Изменить размер шрифта - +
Как положено в Потеряевке всем мужчинам, я стоял справа от алтаря и время от времени взглядывал на Марину, стоявшую слева,- Марину, чьи дети так меня умилили, Марину, заподозрившую во мне бандита: лицо ее было сурово, губы сжаты, глаза горели священным огнем высшей правоты, и я впервые осознал роковую разницу между древними и новыми греками. Хотя, может быть, не стоит валить на время вину пространства – дело в том, что жители Потеряевки большую часть своих жизней прожили в непримиримейшей стране, где всякая поблажка человеческому в себе рассматривалась как предательство? Не зря Игнатий Тихонович на подковыристый вопрос об экстремизме на одном из своих занятий ответил:

– Мы исказили смысл прекрасного слова «экстремизм». Изначально оно означает стремление к крайностям, желание во всем идти до конца. В этом смысле я экстремист, потому что не терплю никакой половинчатости и горжусь, когда меня называют фанатиком.

 

Проще всего сказать: да ладно, они ведь никому не мешают. Ну, собрались шестьдесят человек, ну, стали даже, положим, приглашать к себе пятьдесят или хоть сто человек детей каждое лето,- ведь не мешают они никому, не занимаются тотальной пропагандой – наоборот, закрываются… Ну и пусть себе стоит это село уникальным опытом, из которого нельзя делать далеко идущие выводы!

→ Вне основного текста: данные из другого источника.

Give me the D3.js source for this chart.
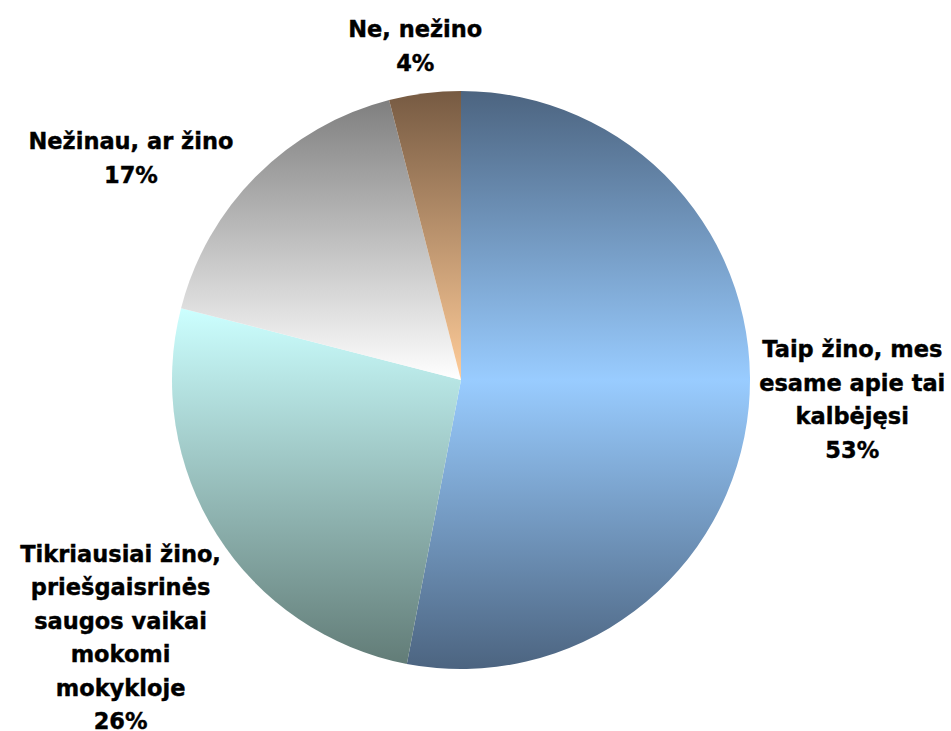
<!DOCTYPE html>
<html>
<head>
<meta charset="utf-8">
<script src="https://cdn.jsdelivr.net/npm/d3@7"></script>
<style>
  body { margin: 0; background: #fff; }
  text { font-family: "DejaVu Sans", Verdana, sans-serif; font-weight: bold; }
</style>
</head>
<body>
<svg id="pie" width="951" height="731"></svg>
<script>
// chart data
var categories = [
  ["Taip žino, mes", "esame apie tai", "kalbėjęsi"],
  ["Tikriausiai žino,", "priešgaisrinės", "saugos vaikai", "mokomi", "mokykloje"],
  ["Nežinau, ar žino"],
  ["Ne, nežino"]
];
var values = [53, 26, 17, 4];
var pctLabels = ["53%", "26%", "17%", "4%"];

// gradient stops per slice (top -> bottom)
var fills = [
  ["#4c6480", "#99ccff", "#4c6480"],
  ["#ccffff", "#627c77"],
  ["#7f7f7f", "#ffffff"],
  ["#765a42", "#ffcc99"]
];
// label nudges from the label arc centroid
var nudges = [[4, -17], [-12, 49], [-55, 53], [3, 52]];

var svg = d3.select("#pie"),
    cx = 461, cy = 380, r = 289,
    lh = 33.5;

var defs = svg.append("defs");
fills.forEach(function(stops, i) {
  var grad = defs.append("linearGradient")
      .attr("id", "g" + i)
      .attr("x1", 0).attr("y1", 0).attr("x2", 0).attr("y2", 1);
  stops.forEach(function(c, j) {
    grad.append("stop")
        .attr("offset", j / (stops.length - 1))
        .attr("stop-color", c);
  });
});

var pie = d3.pie().sort(null).value(function(d) { return d; });
var arc = d3.arc().innerRadius(0).outerRadius(r);
var labelArc = d3.arc().innerRadius(r + 100).outerRadius(r + 100);

var g = svg.append("g")
    .attr("transform", "translate(" + cx + "," + cy + ")");

var arcs = pie(values);

g.selectAll(".slice")
    .data(arcs)
  .enter().append("path")
    .attr("class", "slice")
    .attr("d", arc)
    .attr("fill", function(d, i) { return "url(#g" + i + ")"; });

var labels = g.selectAll(".lbl")
    .data(arcs)
  .enter().append("text")
    .attr("class", "lbl")
    .attr("text-anchor", "middle")
    .attr("font-size", "22.5px")
    .attr("fill", "#000")
    .attr("stroke", "#000")
    .attr("stroke-width", 0.4);

labels.each(function(d, i) {
  var lines = categories[i].concat([pctLabels[i]]);
  var c = labelArc.centroid(d);
  var x = c[0] + nudges[i][0],
      y = c[1] + nudges[i][1];
  var y0 = y - (lines.length - 1) * lh / 2 + 8;
  var t = d3.select(this);
  lines.forEach(function(s, k) {
    t.append("tspan")
        .attr("x", x)
        .attr("y", y0 + k * lh)
        .text(s);
  });
});
</script>
</body>
</html>
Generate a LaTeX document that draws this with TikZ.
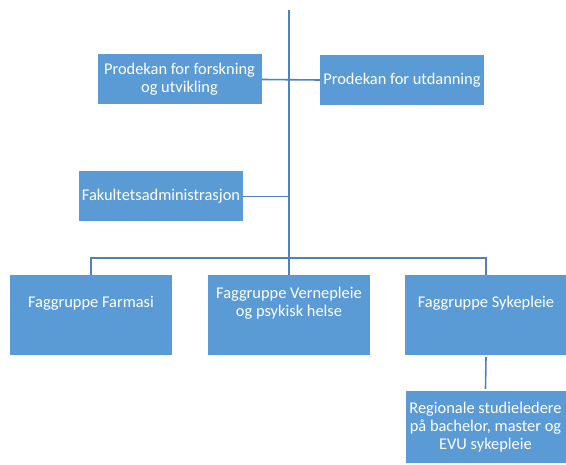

Нет, не в том опять-таки дело, что Игнатий Лапкин – активный проповедник и церковный писатель, что он читает несколько лекционных курсов, что проповеди его слушаются в главных университетах края, в том числе в знаменитом Новосибирском… Просто из потеряевской эпопеи можно сделать некоторые крайне неутешительные для общества выводы – или по крайней мере задать пугающие вопросы. Да, это сбывшаяся солженицынская утопия. Но ведь это и сбывшаяся столь же детально антиутопия Петрушевской, ее дословно воспроизведенные «Новые Робинзоны»: что для одного мечта, для другого кошмар.

Неужели возродить русскую деревню возможно только при помощи беспрецедентно жесткой церковной общины, в которой регламентировано все – от формы одежды до распорядка дня? Неужели никак иначе эта деревня не поднимется – тут же погрязнет в пьянстве, раздолбайстве и разврате? И неужели знаменитая наша духовность пребывает ныне в столь хрупком и зыбком состоянии, что для поддержания ей нужны лошадиные дозы дисциплины, подъемы в пять утра, безмолвие за столом, чуть ли не круглосуточная грязная и черная работа, подозрительность ко всем новым людям, строжайшая фильтрация допущенных, доносительство? Неужели монастырь – единственная гарантия от развала и разврата? Или мы и впрямь уже полагаем, что спасение возможно только за каменной стеной, в ненависти к миру и отрицании его? Но тогда у страны действительно нет ни одного шанса. Чем такая духовность – лучше уж… молчу, молчу.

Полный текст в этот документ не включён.